The average SaaS SDR takes 5.7 months to fully ramp (SalesSo and Orum put out 2026 benchmarks on this). During that stretch, managers are theoretically shadowing calls and coaching in real time. In reality? The typical sales manager now carries 12.1 direct reports and spends somewhere between 30 and 60 percent of the day on admin and meetings. The coaching bandwidth just… isn't there.
Meanwhile the training itself evaporates. Ebbinghaus's old forgetting-curve work keeps getting confirmed. Without reinforcement, people lose up to 87 percent of what they learned inside 30 days. Your rep who nailed an objection-handling drill on Thursday will absolutely freeze on the same objection Tuesday morning. The knowledge got delivered. It just didn't survive the trip.
The MySalesCoach 2026 State of Sales Coaching report is where this gets uncomfortable. 41 percent of reps say they are never or rarely coached after initial onboarding. 45 percent rate the coaching they do get as below average, up from 29 percent a year earlier. And, this is the painful bit, 64 percent of sales leaders believe they're coaching more than they did twelve months ago.
Both groups are probably telling the truth. What managers count as coaching (a pipeline review, a Slack message, a passing "nice work on that call") and what reps actually need at the moment they need it are two very different animals. That's the gap.
This is where whisper-agent-style tools have an actual, measurable argument to make. Research on real-time coaching suggests new reps who get in-the-moment cues during live calls hit quota 45 to 60 percent faster than reps who only get traditional onboarding (Hyperbound 2026 Sales Coaching Benchmarks; AutoInterviewAI 2026 Sales Onboarding Research). The mechanism isn't mystical. It's just that the gap between mistake and correction collapses to nearly zero, and learning that happens during the actual doing tends to stick.
The rep doesn't have to remember Tuesday's training on Thursday's call. The cue shows up when the objection does. That's the whole trick.
Sales is where the data lives, because sales is where the pattern got field-tested first. But the underlying shape of the problem, a person doing a skilled live task under pressure, with too much to remember and too little bandwidth to retrieve it on demand, isn't remotely sales-specific.
Three design moves that separate usable from unusable
Three decisions. That's pretty much it.
Fewer cues. Later cues. Shorter cues. A cue should be small enough to absorb without losing your place. A phrase, occasionally a sentence, almost never a paragraph. It should wait until there's enough context to be precise, not fire the moment a keyword lights up. And the total count should be lower than your instinct says. Significantly lower.
Suggestions, never scripts. A tool that hands the user a fully scripted reply is in a completely different product category. You've removed their voice and their judgment. A whisper agent surfaces the beat, a phrase, an angle, a question, and the human expresses it in their own words. Seed, not replacement.

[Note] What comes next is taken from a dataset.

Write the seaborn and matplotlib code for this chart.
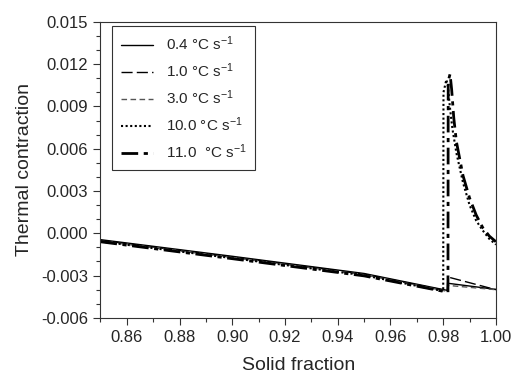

Go quiet when it's actually tense. There are moments where a prompt is plainly worse than no prompt. When a call gets emotional. When the user is handling it fine already. When the situation is too tangled for a one-liner. A good whisper agent reads these moments and zips its mouth. The restraint needs to be active. Accidental silence doesn't count.
The failure test you can run today
Embarrassingly simple. Put your product in front of a real user for a full session. Count the cues. For each one, ask honestly. Was that actionable? Would they have succeeded without it?
If the headline count looks great but the truthful actionability rate comes in under half, congratulations, you built a dashboard, not a whisper agent. These are not the same thing. Dashboards are reference material. Whisper agents are interrupts. The human evaluates them on completely different axes.
Why the pattern is leaking into everything
You can already see it happening. Coding assistants that used to aggressively autocomplete are backing off toward "only suggest when confident." Customer-support tools that once drowned agents in recommended replies are tightening their signal. Note-taking AIs that tried to capture every sentence are learning to highlight three things and let the rest sit quietly.
Common thread? The attention budget of the human is the actual scarce resource in real-time AI. Every cue costs something. Not spending is a feature.
Here's what I genuinely believe. The next wave of AI tools that coach humans during live work will win or lose almost entirely on this. The models are already good enough for this job. What's left is the restraint problem, and whatever else you think of it, the restraint problem is a design problem.
The tool that talks the least, and still gets heard when it does, wins.
Sources referenced: MySalesCoach State of Sales Coaching 2026; SalesSo SDR Ramp-Up Statistics; Orum Sales Ramp Up Benchmarks; AutoInterviewAI 2026 Sales Onboarding Research; Hyperbound 2026 Sales Coaching Benchmarks; Ebbinghaus forgetting-curve research.